## Raw records
########################################
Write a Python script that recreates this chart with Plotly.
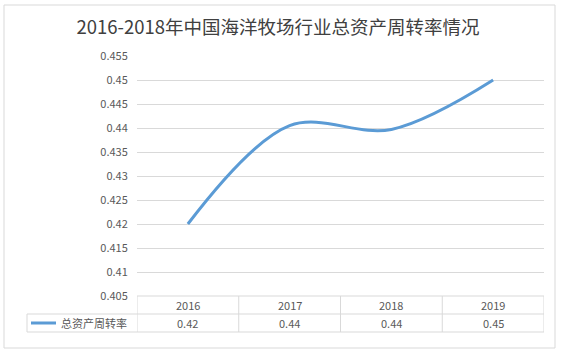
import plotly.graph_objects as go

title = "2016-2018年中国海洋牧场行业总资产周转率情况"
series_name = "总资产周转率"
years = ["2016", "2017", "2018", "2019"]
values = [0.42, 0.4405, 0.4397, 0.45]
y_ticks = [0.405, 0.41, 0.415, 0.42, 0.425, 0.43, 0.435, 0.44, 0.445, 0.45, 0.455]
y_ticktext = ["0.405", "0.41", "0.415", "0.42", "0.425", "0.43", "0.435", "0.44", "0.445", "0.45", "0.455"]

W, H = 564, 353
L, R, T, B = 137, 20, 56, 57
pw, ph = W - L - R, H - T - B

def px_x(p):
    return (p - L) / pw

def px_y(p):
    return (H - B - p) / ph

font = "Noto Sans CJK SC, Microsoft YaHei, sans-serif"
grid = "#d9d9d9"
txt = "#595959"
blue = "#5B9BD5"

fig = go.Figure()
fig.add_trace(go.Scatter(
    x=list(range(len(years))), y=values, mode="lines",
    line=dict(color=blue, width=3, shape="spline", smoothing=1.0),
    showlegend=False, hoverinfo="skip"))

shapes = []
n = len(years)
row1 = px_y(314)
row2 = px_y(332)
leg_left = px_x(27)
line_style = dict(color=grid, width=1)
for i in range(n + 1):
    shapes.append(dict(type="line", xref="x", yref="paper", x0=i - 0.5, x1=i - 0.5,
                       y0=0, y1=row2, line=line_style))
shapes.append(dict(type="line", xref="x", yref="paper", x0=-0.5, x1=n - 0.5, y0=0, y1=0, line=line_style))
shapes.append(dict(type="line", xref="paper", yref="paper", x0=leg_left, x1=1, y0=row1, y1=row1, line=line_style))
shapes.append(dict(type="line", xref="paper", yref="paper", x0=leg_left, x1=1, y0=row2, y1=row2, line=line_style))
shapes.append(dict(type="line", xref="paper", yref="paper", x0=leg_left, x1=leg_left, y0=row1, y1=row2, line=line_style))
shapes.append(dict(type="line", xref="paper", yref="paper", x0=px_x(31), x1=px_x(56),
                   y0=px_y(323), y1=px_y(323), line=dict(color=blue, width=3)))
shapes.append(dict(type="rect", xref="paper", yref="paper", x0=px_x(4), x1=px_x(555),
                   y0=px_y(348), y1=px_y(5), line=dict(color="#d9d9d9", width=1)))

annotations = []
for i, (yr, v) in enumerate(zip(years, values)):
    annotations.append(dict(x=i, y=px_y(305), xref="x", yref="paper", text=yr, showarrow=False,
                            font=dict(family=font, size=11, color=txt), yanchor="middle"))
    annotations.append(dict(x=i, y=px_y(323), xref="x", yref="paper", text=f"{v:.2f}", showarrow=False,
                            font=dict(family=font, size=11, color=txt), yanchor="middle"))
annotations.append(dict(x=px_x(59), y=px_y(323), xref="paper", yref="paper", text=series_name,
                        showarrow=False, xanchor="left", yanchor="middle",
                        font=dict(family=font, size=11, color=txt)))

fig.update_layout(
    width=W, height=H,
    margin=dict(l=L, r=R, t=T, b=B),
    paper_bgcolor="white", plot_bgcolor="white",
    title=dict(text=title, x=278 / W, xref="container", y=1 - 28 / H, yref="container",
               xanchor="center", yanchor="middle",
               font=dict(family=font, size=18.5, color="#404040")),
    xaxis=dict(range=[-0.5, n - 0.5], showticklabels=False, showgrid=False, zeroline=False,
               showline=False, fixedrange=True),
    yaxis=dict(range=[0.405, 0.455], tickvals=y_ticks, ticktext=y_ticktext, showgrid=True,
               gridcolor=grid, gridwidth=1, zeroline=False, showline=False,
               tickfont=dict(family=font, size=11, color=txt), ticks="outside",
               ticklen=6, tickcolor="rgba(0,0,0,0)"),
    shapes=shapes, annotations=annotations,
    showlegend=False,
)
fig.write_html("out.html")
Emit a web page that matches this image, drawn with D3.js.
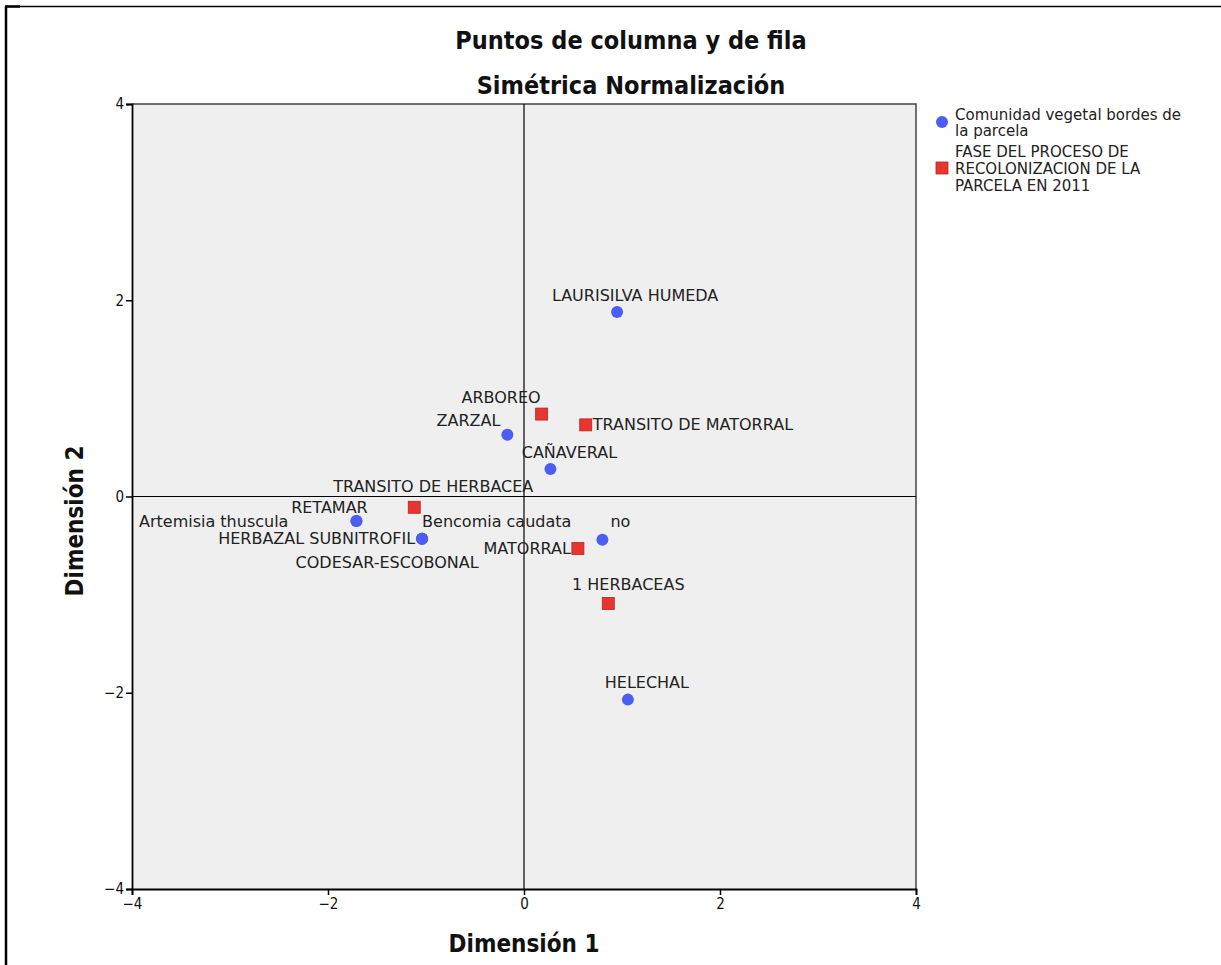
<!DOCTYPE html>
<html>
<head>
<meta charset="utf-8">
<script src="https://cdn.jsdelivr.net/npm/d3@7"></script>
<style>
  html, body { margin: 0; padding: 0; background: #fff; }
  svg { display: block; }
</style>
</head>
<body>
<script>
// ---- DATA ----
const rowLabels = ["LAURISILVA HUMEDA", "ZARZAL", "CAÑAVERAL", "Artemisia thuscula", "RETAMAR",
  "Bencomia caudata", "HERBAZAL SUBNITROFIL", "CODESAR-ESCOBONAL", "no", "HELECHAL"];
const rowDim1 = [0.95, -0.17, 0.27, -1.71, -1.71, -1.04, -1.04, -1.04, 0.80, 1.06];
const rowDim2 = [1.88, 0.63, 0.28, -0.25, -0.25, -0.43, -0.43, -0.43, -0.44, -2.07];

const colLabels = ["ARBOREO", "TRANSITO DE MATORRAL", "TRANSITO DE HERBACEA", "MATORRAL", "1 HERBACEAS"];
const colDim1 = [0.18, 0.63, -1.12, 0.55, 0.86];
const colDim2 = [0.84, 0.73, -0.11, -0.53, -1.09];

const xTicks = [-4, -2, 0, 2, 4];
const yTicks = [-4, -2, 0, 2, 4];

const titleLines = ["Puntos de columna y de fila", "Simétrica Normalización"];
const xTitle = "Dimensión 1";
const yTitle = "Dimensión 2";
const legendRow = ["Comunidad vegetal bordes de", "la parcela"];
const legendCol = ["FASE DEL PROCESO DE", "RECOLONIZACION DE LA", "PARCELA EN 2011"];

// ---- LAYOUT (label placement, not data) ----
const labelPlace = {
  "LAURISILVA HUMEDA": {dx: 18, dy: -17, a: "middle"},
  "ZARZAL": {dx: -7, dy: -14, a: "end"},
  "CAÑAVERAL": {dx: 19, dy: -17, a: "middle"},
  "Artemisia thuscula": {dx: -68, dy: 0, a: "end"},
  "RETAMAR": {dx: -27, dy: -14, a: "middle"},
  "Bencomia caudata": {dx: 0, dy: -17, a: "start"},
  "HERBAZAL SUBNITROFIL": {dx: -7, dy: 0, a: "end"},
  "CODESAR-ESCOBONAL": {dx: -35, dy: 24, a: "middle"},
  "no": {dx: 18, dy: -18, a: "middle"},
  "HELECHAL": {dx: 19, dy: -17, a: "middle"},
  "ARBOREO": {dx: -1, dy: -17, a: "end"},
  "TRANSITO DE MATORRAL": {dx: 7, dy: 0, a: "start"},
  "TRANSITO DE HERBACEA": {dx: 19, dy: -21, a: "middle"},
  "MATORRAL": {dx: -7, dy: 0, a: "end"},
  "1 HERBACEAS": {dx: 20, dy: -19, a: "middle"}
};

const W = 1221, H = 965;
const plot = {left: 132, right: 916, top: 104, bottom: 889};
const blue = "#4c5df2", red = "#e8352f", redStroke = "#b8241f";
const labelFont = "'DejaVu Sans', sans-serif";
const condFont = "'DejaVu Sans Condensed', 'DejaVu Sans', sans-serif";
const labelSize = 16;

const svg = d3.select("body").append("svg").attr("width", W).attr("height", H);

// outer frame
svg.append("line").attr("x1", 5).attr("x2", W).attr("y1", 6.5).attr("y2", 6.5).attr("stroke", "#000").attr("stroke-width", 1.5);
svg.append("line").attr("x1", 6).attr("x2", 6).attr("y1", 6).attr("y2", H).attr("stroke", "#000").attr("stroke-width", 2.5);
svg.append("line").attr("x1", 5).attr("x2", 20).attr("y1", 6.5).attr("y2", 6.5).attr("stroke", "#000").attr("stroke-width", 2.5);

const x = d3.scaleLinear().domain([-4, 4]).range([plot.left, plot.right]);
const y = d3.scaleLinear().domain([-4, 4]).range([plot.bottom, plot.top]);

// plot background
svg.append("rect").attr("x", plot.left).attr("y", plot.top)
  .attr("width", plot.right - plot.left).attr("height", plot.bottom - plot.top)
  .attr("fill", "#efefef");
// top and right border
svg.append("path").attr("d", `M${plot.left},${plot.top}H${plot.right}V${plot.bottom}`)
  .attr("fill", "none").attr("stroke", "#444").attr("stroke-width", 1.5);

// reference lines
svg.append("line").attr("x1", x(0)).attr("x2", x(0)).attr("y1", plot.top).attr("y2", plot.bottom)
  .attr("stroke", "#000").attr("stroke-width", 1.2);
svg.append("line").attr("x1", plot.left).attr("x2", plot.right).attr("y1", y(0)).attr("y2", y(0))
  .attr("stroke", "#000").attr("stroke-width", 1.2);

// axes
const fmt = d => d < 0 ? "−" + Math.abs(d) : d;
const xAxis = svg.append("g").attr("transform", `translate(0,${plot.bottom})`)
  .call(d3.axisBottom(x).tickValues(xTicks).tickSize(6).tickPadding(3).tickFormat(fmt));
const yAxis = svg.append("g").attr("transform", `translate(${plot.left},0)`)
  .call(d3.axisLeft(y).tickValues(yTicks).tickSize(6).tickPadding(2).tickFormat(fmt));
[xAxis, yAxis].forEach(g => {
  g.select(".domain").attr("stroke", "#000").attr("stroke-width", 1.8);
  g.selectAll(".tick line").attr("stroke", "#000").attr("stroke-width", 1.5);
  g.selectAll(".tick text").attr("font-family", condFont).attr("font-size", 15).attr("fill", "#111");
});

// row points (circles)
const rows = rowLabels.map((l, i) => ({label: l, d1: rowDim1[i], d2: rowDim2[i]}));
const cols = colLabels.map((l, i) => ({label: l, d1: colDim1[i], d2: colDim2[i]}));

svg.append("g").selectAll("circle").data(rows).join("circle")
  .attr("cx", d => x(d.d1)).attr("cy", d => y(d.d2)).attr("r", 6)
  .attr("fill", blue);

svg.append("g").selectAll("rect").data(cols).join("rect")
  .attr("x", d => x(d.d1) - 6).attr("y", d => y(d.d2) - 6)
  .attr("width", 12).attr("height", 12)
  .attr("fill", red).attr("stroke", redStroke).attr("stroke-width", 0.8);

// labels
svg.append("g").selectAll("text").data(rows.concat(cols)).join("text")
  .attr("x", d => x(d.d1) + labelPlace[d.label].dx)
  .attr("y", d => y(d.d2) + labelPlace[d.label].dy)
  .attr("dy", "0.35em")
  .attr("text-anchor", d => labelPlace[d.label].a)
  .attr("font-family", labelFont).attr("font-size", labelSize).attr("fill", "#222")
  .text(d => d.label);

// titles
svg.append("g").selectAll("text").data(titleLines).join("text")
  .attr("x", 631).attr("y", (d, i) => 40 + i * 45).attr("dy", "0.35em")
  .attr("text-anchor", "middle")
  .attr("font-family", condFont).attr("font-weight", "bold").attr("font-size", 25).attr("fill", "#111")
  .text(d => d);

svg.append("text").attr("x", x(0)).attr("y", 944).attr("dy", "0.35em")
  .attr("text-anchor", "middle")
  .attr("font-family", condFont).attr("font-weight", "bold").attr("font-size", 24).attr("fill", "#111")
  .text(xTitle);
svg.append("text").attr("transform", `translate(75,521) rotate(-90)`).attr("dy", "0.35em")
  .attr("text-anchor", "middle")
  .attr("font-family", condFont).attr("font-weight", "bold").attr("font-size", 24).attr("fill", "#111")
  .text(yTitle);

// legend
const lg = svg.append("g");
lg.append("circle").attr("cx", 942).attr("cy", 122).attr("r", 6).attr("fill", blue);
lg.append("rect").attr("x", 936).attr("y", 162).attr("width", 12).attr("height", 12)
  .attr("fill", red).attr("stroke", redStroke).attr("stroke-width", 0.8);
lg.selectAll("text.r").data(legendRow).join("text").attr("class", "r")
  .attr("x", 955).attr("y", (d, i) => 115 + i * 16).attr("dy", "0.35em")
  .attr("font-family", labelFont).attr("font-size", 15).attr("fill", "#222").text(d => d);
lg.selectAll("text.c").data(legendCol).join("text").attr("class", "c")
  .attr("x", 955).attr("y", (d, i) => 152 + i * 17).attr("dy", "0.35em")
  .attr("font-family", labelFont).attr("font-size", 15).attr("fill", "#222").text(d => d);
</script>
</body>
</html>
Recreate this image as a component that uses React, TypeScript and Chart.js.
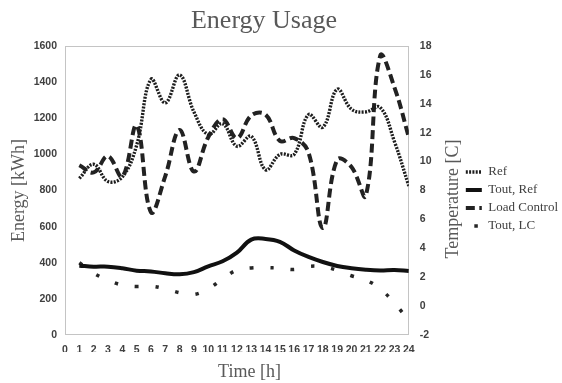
########################################
## To do
Repeat the listing above exactly from its first line to the line containing "return (H - B - p) / ph", both included, and omit the pictures.

## Exercise response
Write a Python script that recreates this chart with Plotly.
import plotly.graph_objects as go

title = "2016-2018年中国海洋牧场行业总资产周转率情况"
series_name = "总资产周转率"
years = ["2016", "2017", "2018", "2019"]
values = [0.42, 0.4405, 0.4397, 0.45]
y_ticks = [0.405, 0.41, 0.415, 0.42, 0.425, 0.43, 0.435, 0.44, 0.445, 0.45, 0.455]
y_ticktext = ["0.405", "0.41", "0.415", "0.42", "0.425", "0.43", "0.435", "0.44", "0.445", "0.45", "0.455"]

W, H = 564, 353
L, R, T, B = 137, 20, 56, 57
pw, ph = W - L - R, H - T - B

def px_x(p):
    return (p - L) / pw

def px_y(p):
    return (H - B - p) / ph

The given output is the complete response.